### SET TASK
Write the data out again, exactly as given.
>>>>>
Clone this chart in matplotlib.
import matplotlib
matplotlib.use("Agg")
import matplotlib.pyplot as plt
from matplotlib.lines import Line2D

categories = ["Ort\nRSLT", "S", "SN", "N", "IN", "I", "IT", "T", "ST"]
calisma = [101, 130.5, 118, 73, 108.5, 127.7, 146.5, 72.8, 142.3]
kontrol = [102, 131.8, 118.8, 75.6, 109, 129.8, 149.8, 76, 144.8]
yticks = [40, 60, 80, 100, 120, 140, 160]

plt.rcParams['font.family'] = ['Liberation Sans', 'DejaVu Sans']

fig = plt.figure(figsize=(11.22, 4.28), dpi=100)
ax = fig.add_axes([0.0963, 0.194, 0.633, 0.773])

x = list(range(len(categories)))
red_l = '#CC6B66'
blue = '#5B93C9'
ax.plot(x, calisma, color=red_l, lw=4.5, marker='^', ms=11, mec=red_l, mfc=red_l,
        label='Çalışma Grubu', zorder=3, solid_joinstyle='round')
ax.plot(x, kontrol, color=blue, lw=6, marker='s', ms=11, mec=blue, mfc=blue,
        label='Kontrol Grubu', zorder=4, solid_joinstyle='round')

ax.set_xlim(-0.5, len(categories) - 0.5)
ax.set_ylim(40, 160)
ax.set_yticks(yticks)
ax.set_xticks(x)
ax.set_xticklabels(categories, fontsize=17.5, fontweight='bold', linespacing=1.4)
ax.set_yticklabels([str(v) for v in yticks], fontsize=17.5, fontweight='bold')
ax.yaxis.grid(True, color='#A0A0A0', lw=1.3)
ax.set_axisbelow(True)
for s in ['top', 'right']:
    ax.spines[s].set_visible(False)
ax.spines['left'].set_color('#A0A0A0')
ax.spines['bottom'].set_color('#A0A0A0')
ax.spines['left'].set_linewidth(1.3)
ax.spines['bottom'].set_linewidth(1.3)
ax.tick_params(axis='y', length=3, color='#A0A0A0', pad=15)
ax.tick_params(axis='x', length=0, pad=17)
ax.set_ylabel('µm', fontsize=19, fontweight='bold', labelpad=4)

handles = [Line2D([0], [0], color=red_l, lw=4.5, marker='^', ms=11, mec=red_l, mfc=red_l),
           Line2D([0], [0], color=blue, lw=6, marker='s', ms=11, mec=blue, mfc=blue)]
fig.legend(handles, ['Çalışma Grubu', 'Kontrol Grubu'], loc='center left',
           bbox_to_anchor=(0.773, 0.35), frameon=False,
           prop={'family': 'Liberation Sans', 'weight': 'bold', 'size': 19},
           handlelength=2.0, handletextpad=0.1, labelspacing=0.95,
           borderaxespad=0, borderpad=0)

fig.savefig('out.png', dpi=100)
<<<<<
### SOLUTION TO THIS PROBLEM
Clone this chart in matplotlib.
import matplotlib
matplotlib.use("Agg")
import matplotlib.pyplot as plt
from matplotlib.lines import Line2D

categories = ["Ort\nRSLT", "S", "SN", "N", "IN", "I", "IT", "T", "ST"]
calisma = [101, 130.5, 118, 73, 108.5, 127.7, 146.5, 72.8, 142.3]
kontrol = [102, 131.8, 118.8, 75.6, 109, 129.8, 149.8, 76, 144.8]
yticks = [40, 60, 80, 100, 120, 140, 160]

plt.rcParams['font.family'] = ['Liberation Sans', 'DejaVu Sans']

fig = plt.figure(figsize=(11.22, 4.28), dpi=100)
ax = fig.add_axes([0.0963, 0.194, 0.633, 0.773])

x = list(range(len(categories)))
red_l = '#CC6B66'
blue = '#5B93C9'
ax.plot(x, calisma, color=red_l, lw=4.5, marker='^', ms=11, mec=red_l, mfc=red_l,
        label='Çalışma Grubu', zorder=3, solid_joinstyle='round')
ax.plot(x, kontrol, color=blue, lw=6, marker='s', ms=11, mec=blue, mfc=blue,
        label='Kontrol Grubu', zorder=4, solid_joinstyle='round')

ax.set_xlim(-0.5, len(categories) - 0.5)
ax.set_ylim(40, 160)
ax.set_yticks(yticks)
ax.set_xticks(x)
ax.set_xticklabels(categories, fontsize=17.5, fontweight='bold', linespacing=1.4)
ax.set_yticklabels([str(v) for v in yticks], fontsize=17.5, fontweight='bold')
ax.yaxis.grid(True, color='#A0A0A0', lw=1.3)
ax.set_axisbelow(True)
for s in ['top', 'right']:
    ax.spines[s].set_visible(False)
ax.spines['left'].set_color('#A0A0A0')
ax.spines['bottom'].set_color('#A0A0A0')
ax.spines['left'].set_linewidth(1.3)
ax.spines['bottom'].set_linewidth(1.3)
ax.tick_params(axis='y', length=3, color='#A0A0A0', pad=15)
ax.tick_params(axis='x', length=0, pad=17)
ax.set_ylabel('µm', fontsize=19, fontweight='bold', labelpad=4)

handles = [Line2D([0], [0], color=red_l, lw=4.5, marker='^', ms=11, mec=red_l, mfc=red_l),
           Line2D([0], [0], color=blue, lw=6, marker='s', ms=11, mec=blue, mfc=blue)]
fig.legend(handles, ['Çalışma Grubu', 'Kontrol Grubu'], loc='center left',
           bbox_to_anchor=(0.773, 0.35), frameon=False,
           prop={'family': 'Liberation Sans', 'weight': 'bold', 'size': 19},
           handlelength=2.0, handletextpad=0.1, labelspacing=0.95,
           borderaxespad=0, borderpad=0)

fig.savefig('out.png', dpi=100)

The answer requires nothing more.